Though your mortgage payment shows up on your bank statement as one consolidated payment, it actually has different components that have different accounting treatment. You need to make sure you account for these properly, otherwise your financial reports and your taxes won’t be done properly.
The components of your mortgage payment
Your mortgage payment consistent of the following:
- Principal: This is the amount that goes towards paying down your mortgage balance. Mortgage principal will affect your balance sheet and cash flow, but not your P&L nor your tax liability.
- Interest: This is the amount of monthly interest you’re paying for your loan. This amount affects your P&L and your Schedule E.
- Escrow (maybe): If you are paying insurance, taxes, and/or mortgage insurance via escrow, you may also have an escrow amount on your mortgage statement. You’ll pay monthly into escrow, and then your servicer will pay your taxes and insurance as they come due.

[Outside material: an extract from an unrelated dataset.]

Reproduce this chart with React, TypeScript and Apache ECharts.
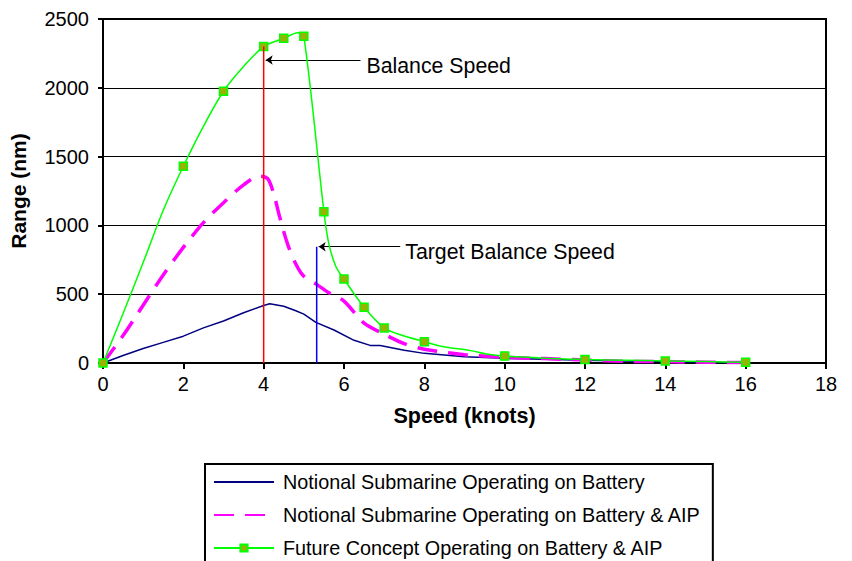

How do I enter these into Azibo?
Here are two ways you can enter these into Azibo, each with their pros and cons:
- (Best) Split each monthly payment
This is the best way, but also takes the most effort. Every month, split your mortgage payment into principal, interest, and (if applicable) escrow, based on the monthly mortgage statement.
Pros: You will have accurate monthly and annual financial reports and taxes.
Cons: Monthly you have to go in and split the payments as per your monthly mortgage statements.
- Book them into “Mortgage Payments (unallocated)” and adjust as one lump sum at the end of the year
You can set up a rule to automatically book your mortgage payments to the “Mortgage Payments (unallocated)” category. This will accrue your mortgage payments to a holding account, “Mortgage Payments (unallocated)” in the Long Term Liabilities section of your balance sheet.
Then made a journal entry adjustment at the end of the year. You can use your form 1098 to journal in an adjustment as of 12/31/YYYY.
In Azibo, go to Bookkeeping, click “Add” at the top right, and select journal entry. Make the following entry:
- Debit: Mortgage Principal for the total amount of principal paid in the year
- Debit: Mortgage Interest for the total amount of interest paid in the year
- (if applicable) Debit: Escrow for the total amount of money paid into escrow that year
- Credit: Mortgage Payments Unallocated for the total
Pros: You can automate your monthly bookkeeping for mortgage payments. Your monthly cash flow reports will be accurate. Your yearly financial reports and taxes will be accurate.
Cons: Your monthly P&L and Balance Sheet will not be accurate.
- Book them into “Mortgage Payments (unallocated)” and adjust each payment at the end of the year.
As per #2 above, set up a rule to automatically book your mortgage payments to the “Mortgage Payments (unallocated) category”.
Then, at the end of the year, instead of doing one big journal entry, do a bulk edit to split each of your mortgage payments in one go.
Use the filters to filter for “Mortgage Payments (unallocated)” for a specific property. Select each of these transactions, and then click on bulk edit. In the side panel, click on split. Do a bulk split for the following:
- Mortgage Principal: The average monthly mortgage principal payment
- Mortgage Interest: The average monthly mortgage interest payment
- (if applicable: Escrow: The average monthly contribution to escrow
Pros: You can automate your monthly bookkeeping for mortgage payments. Your monthly cash flow reports will be accurate. Your yearly financial reports and taxes will be accurate. Your monthly P&L and Balance Sheets will be slightly inaccurate, but a close approximation to reality, especially if you are on a 30 year mortgage.
Cons: Your monthly P&L and Balance Sheet will not be 100% accurate. During the year, your monthly P&L and Balance Sheet will be fairly inaccurate as you are waiting until the end of the year to do an adjustment.
How do I account for expenses paid via escrow?
Since your mortgage servicer is paying expenses on your behalf, you won’t see these expenses hit your bank account. As such, you will need to create journal entries for when your servicer pays your expenses for which you’re paying into escrow (property insurance, taxes, and/or mortgage insurance).
In Azibo, go to Bookkeeping, click “Add” at the top right, and select journal entry. Make the following entry:
- Debit: The applicable expense category (Property Insurance, Property Taxes, Private Mortgage Insurance etc)
- Credit: Escrow
Do this for each of the expenses.
Note - as a future enhancement, Azibo will be creating mortgage schedules to automate this for you.